With the future track still up in the air, "we're not looking for extreme weather," said Stephen DiRienzo, the warning coordination meteorologist for the National Weather Service in Albany, N.Y.
But he acknowledged that Hermine, if it stalls offshore, could mar the second half of the Labor Day holiday weekend. "We could see a cold, rainy, breezy, ugly Sunday and Monday," he pointed out, with temperatures in the Berkshires stuck in the 50s.
"Any rain we get would be beneficial," DiRienzo added. "If there's any issue, it would be stronger winds in Great Barrington and points south."
But North Berkshire and southern Vermont counties look to be spared any impact, although DiRienzo, along with other forecasters, was still hedging his bets.

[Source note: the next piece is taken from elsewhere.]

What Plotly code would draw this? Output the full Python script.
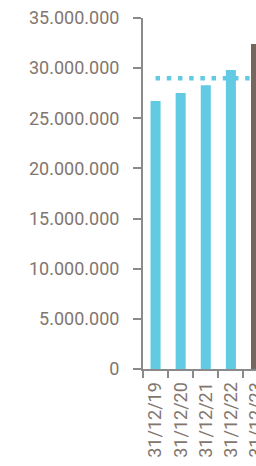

"There's plenty of room for error in the speed and track of the storm," he emphasized. "The best people can do is keep an eye on it."

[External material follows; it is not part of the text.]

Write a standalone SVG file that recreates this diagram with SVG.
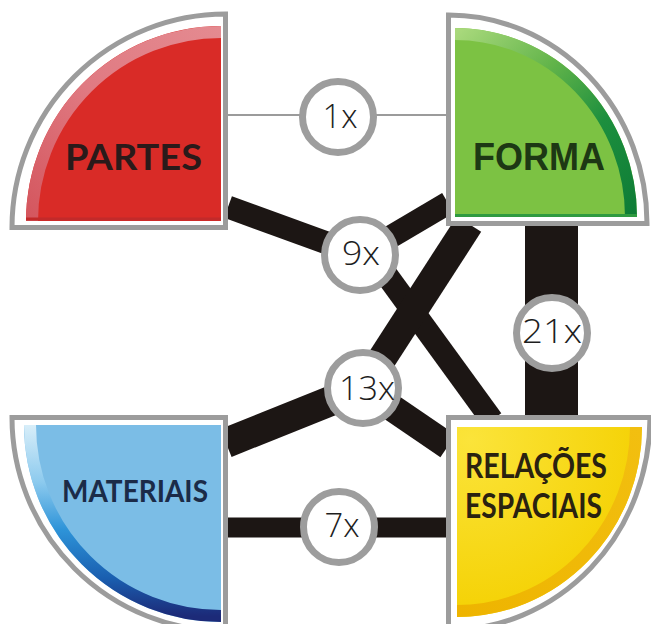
<svg xmlns="http://www.w3.org/2000/svg" width="651" height="624" viewBox="0 0 651 624">
<defs>
<style>
.frame{fill:#ffffff;stroke:#9c9c9c;stroke-width:5}
.rim{fill:none;stroke-width:12}
.band{stroke:#1c1614;fill:none;stroke-linecap:butt}
.badge{fill:#ffffff;stroke:#9d9d9d;stroke-width:7}
.num{font-family:"Open Sans","Liberation Sans",Arial,sans-serif;font-weight:300;font-size:33px;fill:#1e1e1e;text-anchor:middle}
.lbl{font-family:Lato,"Liberation Sans",sans-serif;font-weight:700}
</style>
<linearGradient id="gRed" gradientUnits="userSpaceOnUse" x1="32" y1="221" x2="221" y2="32">
<stop offset="0" stop-color="#d4565e"/><stop offset="0.5" stop-color="#e07a82"/><stop offset="1" stop-color="#e48a90"/>
</linearGradient>
<linearGradient id="gGreen" gradientUnits="userSpaceOnUse" x1="455" y1="34" x2="631" y2="217">
<stop offset="0" stop-color="#a9d97c"/><stop offset="0.35" stop-color="#62b44a"/><stop offset="0.65" stop-color="#1d8f3e"/><stop offset="1" stop-color="#0e7c36"/>
</linearGradient>
<linearGradient id="gBlue" gradientUnits="userSpaceOnUse" x1="0" y1="425" x2="0" y2="616">
<stop offset="0" stop-color="#d8eef9"/><stop offset="0.3" stop-color="#8ccaee"/><stop offset="0.55" stop-color="#2d93d8"/><stop offset="0.8" stop-color="#1a5fb0"/><stop offset="1" stop-color="#1c2a78"/>
</linearGradient>
<linearGradient id="gYellow" gradientUnits="userSpaceOnUse" x1="636" y1="427" x2="457" y2="611">
<stop offset="0" stop-color="#f2bf10"/><stop offset="1" stop-color="#eeb400"/>
</linearGradient>
<radialGradient id="rYellow" gradientUnits="userSpaceOnUse" cx="470" cy="440" r="190">
<stop offset="0" stop-color="#fbe43a"/><stop offset="1" stop-color="#f4d000"/>
</radialGradient>
</defs>

<g id="connectors">
<line x1="228" y1="115" x2="446" y2="115" stroke="#7a7a7a" stroke-width="1.5"/>
<line class="band" x1="228" y1="207" x2="360" y2="255" stroke-width="23"/>
<line class="band" x1="448" y1="203" x2="360" y2="255" stroke-width="23"/>
<line class="band" x1="372" y1="255" x2="492" y2="420" stroke-width="23"/>
<line class="band" x1="469" y1="224" x2="363" y2="388" stroke-width="29"/>
<line class="band" x1="226" y1="443" x2="363" y2="388" stroke-width="30"/>
<line class="band" x1="363" y1="388" x2="448" y2="446" stroke-width="27"/>
<line class="band" x1="551.5" y1="224" x2="551.5" y2="418" stroke-width="53"/>
<line class="band" x1="226" y1="527.5" x2="448" y2="527.5" stroke-width="20"/>
</g>

<g id="partes">
<path class="frame" d="M225.5,227.5 H12 A213.5,213.5 0 0 1 225.5,14 Z"/>
<path d="M221,221 H26 A195,195 0 0 1 221,26 Z" fill="#d92b27"/>
<path class="rim" d="M32,221 A189,189 0 0 1 221,32" stroke="url(#gRed)"/>
<line x1="26" y1="219" x2="221" y2="219" stroke="#c22a2a" stroke-width="3"/>
<text class="lbl" x="65" y="170" font-size="37" fill="#2a1a1a" textLength="137" lengthAdjust="spacingAndGlyphs">PARTES</text>
</g>

<g id="forma">
<path class="frame" d="M448.5,223.5 V15 A198.5,208.5 0 0 1 647,223.5 Z"/>
<path d="M455,217 V28 A182,189 0 0 1 637,217 Z" fill="#7cc243"/>
<path class="rim" d="M455,34 A176,183 0 0 1 631,217" stroke="url(#gGreen)"/>
<line x1="455" y1="215.5" x2="637" y2="215.5" stroke="#2f9a40" stroke-width="3"/>
<text x="473" y="170" font-family="'Liberation Sans',Arial,sans-serif" font-weight="700" font-size="38" fill="#1d3814" textLength="132" lengthAdjust="spacingAndGlyphs">FORMA</text>
</g>

<g id="materiais">
<path class="frame" d="M225.5,417.5 V631 A213.5,213.5 0 0 1 12,417.5 Z"/>
<path d="M221,425 V622 A197,197 0 0 1 24,425 Z" fill="#7bbde6"/>
<path class="rim" d="M30,425 A191,191 0 0 0 221,616" stroke="url(#gBlue)"/>
<text class="lbl" x="62" y="502" font-size="30" fill="#1b2b48" textLength="146" lengthAdjust="spacingAndGlyphs">MATERIAIS</text>
</g>

<g id="relacoes">
<path class="frame" d="M448.5,417.5 H650 A201.5,212.5 0 0 1 448.5,630 Z"/>
<path d="M457,427 H642 A185,190 0 0 1 457,617 Z" fill="url(#rYellow)"/>
<path class="rim" d="M636,427 A179,184 0 0 1 457,611" stroke="url(#gYellow)"/>
<text class="lbl" x="465" y="478" font-size="35" fill="#2a2210" textLength="142" lengthAdjust="spacingAndGlyphs">RELAÇÕES</text>
<text class="lbl" x="465" y="518" font-size="35" fill="#2a2210" textLength="137" lengthAdjust="spacingAndGlyphs">ESPACIAIS</text>
</g>

<g id="labels">
<g id="badge-1x"><circle class="badge" cx="338" cy="117" r="35.5"/><text class="num" x="340" y="128" textLength="35" lengthAdjust="spacingAndGlyphs">1x</text></g>
<g id="badge-9x"><circle class="badge" cx="360" cy="255" r="35.5"/><text class="num" x="361" y="265" textLength="38" lengthAdjust="spacingAndGlyphs">9x</text></g>
<g id="badge-13x"><circle class="badge" cx="363" cy="388" r="35.5"/><text class="num" x="367" y="400" textLength="56" lengthAdjust="spacingAndGlyphs">13x</text></g>
<g id="badge-21x"><circle class="badge" cx="552" cy="333" r="35.5"/><text class="num" x="552" y="343" textLength="60" lengthAdjust="spacingAndGlyphs">21x</text></g>
<g id="badge-7x"><circle class="badge" cx="339" cy="527" r="35.5"/><text class="num" x="342" y="537" textLength="35" lengthAdjust="spacingAndGlyphs">7x</text></g>
</g>
</svg>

"These storms have a tendency to wobble back and worth and there's a lot of uncertainty," said Joe Kravitz, the atmospheric scientist based at Berkshire Community College.
His outlook for the final days of the holiday weekend is somewhat more optimistic, with a sunny and mild day on Sunday and just a possibility of light rain at night and on Monday.
However, anyone heading to the New England coast for the weekend, especially the Boston area, the Cape and the Islands, can expect a good chance of rain and wind from Sunday on, forecasters at the National Weather Service in Taunton stated.
Whatever happens, the region's significant dry spell is unlikely to be broken.
The latest U,S. Drought Monitor issued on Thursday places eastern Berkshire County, from Sandisfield north to Savoy and Florida, in a moderate drought. The rest of the county and southern Vermont continue to be rated as abnormally dry.
State House News Service contributed to this report.
Contact Clarence Fanto at 413-637-2551.
How Dry We (Still) Are . . .
Except for North Berkshire and southern Vermont, which were hit by several intense thundershowers during August, the rest of the region remained well below normal last month. August totals:
Pittsfield Municipal Airport: 2.6 inches (normal 4.1).
Great Barrington: 2.7 inches (normal 4.2).
North Adams (airport): 4.5 inches (normal 4.2).
Bennington, Vt. (airport): 5.4 inches (normal 4.0).
Year to date (Pittsfield):
23.97 inches (22 percent below normal).